Monday, February 9, 2009

St Cyril of Alexandria, Bishop and Doctor of the Church


2 Timothy 4:1-8 / Matthew 5:13-19

For there will come a time when they will not endure the sound doctrine ...

Does all that theological precision really matter? After all, we are talking about the mysteries of God, and surely mysteries cannot be so easily exhausted by formulas, especially not by formulas derived not from the inspired Scriptures but from the genius of the human mind. In light of the scandal of division in the body of Christ, ought we not to set aside our worry about the soundness of our doctrine and worry more about the authenticity of our witness? The world is supposed to note how Christians love one another; does this mean they need to agree with one another?

Now, at this point, any right thinking, which is to say orthodox believer will rightly be annoyed. St Paul's words to Timothy could not be clearer. We are to preach the word in season and out of season. We need to show care for those who turn away their hearing from the truth and turn aside rather to fables. Right teaching matters! We cannot direct ourselves to love a God, or anything else, we do not know. Love requires knowledge, a knowledge of the truth. The point is not that agreement is the goal. The goal is a unity in love, but there is no unity in love where there is not the same object of love, loved rightly, loved in accord with the truth.

Even so, rightly minded believers require due caution here, lest for the sake of a seeming adherence to the truth, we divide needlessly and tragically from our brothers in the faith. Consider, for example, the great confession of St Cyril of Alexandria. For him, the truth of coming in flesh of the Son of God is best expressed is the formula mia physis tou theou logou sesarkomene, "the one Incarnate nature of God the Word." Now, as good sons and daughters of the Latin West, something in this expression sounds not quite right. One nature? Do we not confess two natures? Is that not the very teaching of the Gospels, as repeated by Pope St Leo I and held up by the Council of Chalcedon? What is a Doctor of the Church doing espousing one nature in the Incarnate Word?

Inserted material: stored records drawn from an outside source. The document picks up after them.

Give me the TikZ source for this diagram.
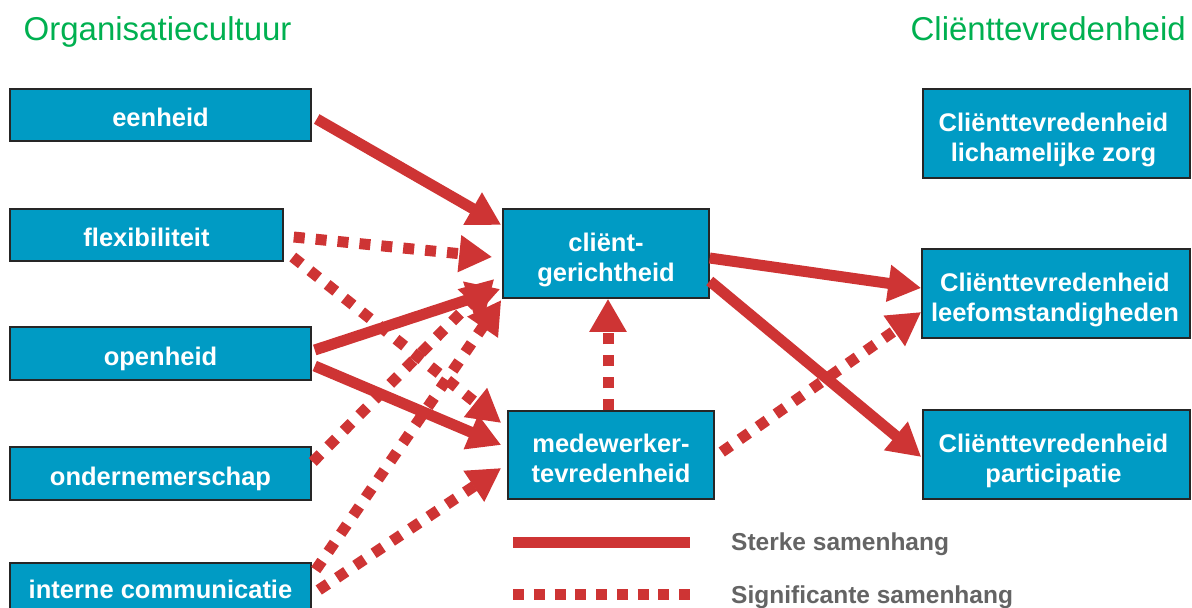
\documentclass[tikz,border=0pt]{standalone}
\usepackage{fontspec}
\setmainfont{Liberation Sans}
\usetikzlibrary{arrows.meta}
\definecolor{boxblue}{RGB}{0,155,196}
\definecolor{arrred}{RGB}{206,52,52}
\definecolor{titlegreen}{RGB}{0,176,80}
\definecolor{leggray}{RGB}{100,100,100}
\begin{document}
\begin{tikzpicture}[x=1pt,y=-1pt,
  box/.style={draw=black!85, line width=1.5pt, fill=boxblue, inner sep=0pt},
  boxtxt/.style={text=white, inner sep=0pt, font=\bfseries\fontsize{25.5}{30}\selectfont},
  boxtxtb/.style={boxtxt, anchor=base},
  boxtxtc/.style={boxtxt, align=center, anchor=center},
  title/.style={text=titlegreen, inner sep=0pt, font=\fontsize{33}{40}\selectfont},
  legtxt/.style={text=leggray, inner sep=0pt, anchor=base west, font=\bfseries\fontsize{24.5}{29}\selectfont},
  strong/.style={draw=arrred, line width=11pt, -{Triangle[length=33pt,width=35pt]}},
  signif/.style={draw=arrred, line width=11pt, dash pattern=on 11pt off 11pt, -{Triangle[length=33pt,width=35pt]}},
]
\useasboundingbox (0,0) rectangle (1192,608);

% titles
\node[title, anchor=base west] (tleft) at (23.5,40) {Organisatiecultuur};
\node[title, anchor=base east] (tright) at (1186,40) {Cliënttevredenheid};

% left boxes
\node[box, minimum width=301pt, minimum height=52pt] (eenheid) at (160.5,115) {};
\node[box, minimum width=273pt, minimum height=52pt] (flex) at (146.5,235) {};
\node[box, minimum width=301pt, minimum height=53pt] (open) at (160.5,353.5) {};
\node[box, minimum width=301pt, minimum height=53pt] (onder) at (160.5,473.5) {};
\node[box, minimum width=301pt, minimum height=53pt] (intern) at (160.5,589.5) {};

\node[boxtxtb] (eenheid-t) at ([shift={(0,11.5)}]eenheid.center) {eenheid};
\node[boxtxtb] (flex-t) at ([shift={(0,11)}]flex.center) {flexibiliteit};
\node[boxtxtb] (open-t) at ([shift={(0,11.5)}]open.center) {openheid};
\node[boxtxtb] (onder-t) at ([shift={(0,11.5)}]onder.center) {ondernemerschap};
\node[boxtxtb] (intern-t) at ([shift={(0,9)}]intern.center) {interne communicatie};

% middle boxes
\node[box, minimum width=206pt, minimum height=89pt] (client) at (606,253.5) {};
\node[box, minimum width=206pt, minimum height=88pt] (medew) at (611,455) {};
\node[boxtxtc] (client-t) at ([shift={(0,6.5)}]client.center) {cliënt-\\gerichtheid};
\node[boxtxtc] (medew-t) at ([shift={(0,3)}]medew.center) {medewerker-\\tevredenheid};

% right boxes
\node[box, minimum width=267pt, minimum height=89pt] (lich) at (1056.5,133.5) {};
\node[box, minimum width=268pt, minimum height=89pt] (leef) at (1056,293.5) {};
\node[box, minimum width=267pt, minimum height=89pt] (part) at (1056.5,454.5) {};
\node[boxtxtc] (lich-t) at ([shift={(-3,6.5)}]lich.center) {Cliënttevredenheid\\lichamelijke zorg};
\node[boxtxtc] (leef-t) at ([shift={(-1,6.5)}]leef.center) {Cliënttevredenheid\\leefomstandigheden};
\node[boxtxtc] (part-t) at ([shift={(-3,6.5)}]part.center) {Cliënttevredenheid\\participatie};

% connectors
\draw[strong] ([shift={(5,4)}]eenheid.east) -- ([shift={(-1,-28.5)}]client.west);
\draw[signif] ([shift={(10,2)}]flex.east) -- ([shift={(-10,3.5)}]client.west);
\draw[signif] ([shift={(9,22)}]flex.east) -- ([shift={(-6,-32)}]medew.west);
\draw[signif] ([shift={(1,-11.5)}]onder.east) -- ([shift={(-8,25.5)}]client.west);
\draw[signif] ([shift={(4,-19.5)}]intern.east) -- ([shift={(-1,46.5)}]client.west);
\draw[signif] ([shift={(7,0.5)}]intern.east) -- ([shift={(-6,13)}]medew.west);
\draw[strong] ([shift={(3,-3.5)}]open.east) -- ([shift={(-2,35.5)}]client.west);
\draw[strong] ([shift={(3,12.5)}]open.east) -- ([shift={(-6,-10)}]medew.west);
\draw[strong] ([shift={(0,4.5)}]client.east) -- ([shift={(0,-5.5)}]leef.west);
\draw[strong] ([shift={(0,27.5)}]client.east) -- ([shift={(-1,2.5)}]part.west);
\draw[signif] ([shift={(7,-3)}]medew.east) -- ([shift={(0,18.5)}]leef.west);
\draw[signif] ([shift={(-3,0)}]medew.north) -- ([shift={(2,0)}]client.south);

% legend
\coordinate (ls1) at (513,542);
\coordinate (ls2) at (690,542);
\coordinate (ld1) at (513,594);
\coordinate (ld2) at (690,594);
\draw[draw=arrred, line width=11pt] (ls1) -- (ls2);
\draw[draw=arrred, line width=11pt, dash pattern=on 11pt off 9.75pt] (ld1) -- (ld2);
\node[legtxt] (leg1) at (731,550) {Sterke samenhang};
\node[legtxt] (leg2) at (731,603) {Significante samenhang};
\end{tikzpicture}
\end{document}
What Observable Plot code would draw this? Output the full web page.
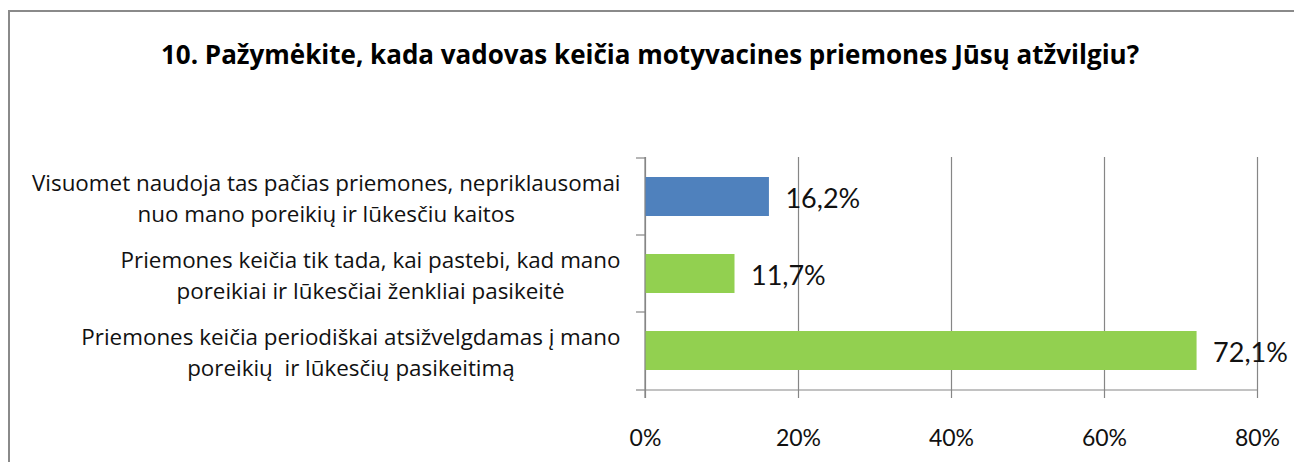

Of course, to Cyril, and to the Oriental Orthodox, the in duabus naturis ("in two natures") so dear to Latin orthodoxy was and is just as worrisome. This formula, after all, was used by Nestorius and other like-minded teachers to assert that the man Jesus and the Son of God were not the same person. They held that "Christ" was only one in the way two people intimately bound in will and love are one, but that, ultimately, it was the man Jesus who died on the Cross and rose from the dead, not the Son of God.

The fact is that the Church admits, since the Council of Chalcedon, that Cyril and Leo are in agreement, and thus it is, oddly enough, both true to say one nature and to say in two natures, and true to worry about each of these expressions. The sense here is not one of a broad, theological pluralism. The claim is not that each of these Doctors has his "own" Christology, and thus there is a legitimate plurality of incompatible understandings of the apostolic faith. Rather, what the Council Fathers in the fifth century knew, and what has been made explicit to Christians East and West in the twentieth, is that what Cyril taught is the same as that handed on by the apostles, as much as what Leo taught is the handing on of Peter's confession. What this also means, then, is that one can have "rightly worded" expressions of the faith which fail to communicate Catholic truth, even as one can have historically legitimate, but verbally incompatible strategies of expressing that same faith.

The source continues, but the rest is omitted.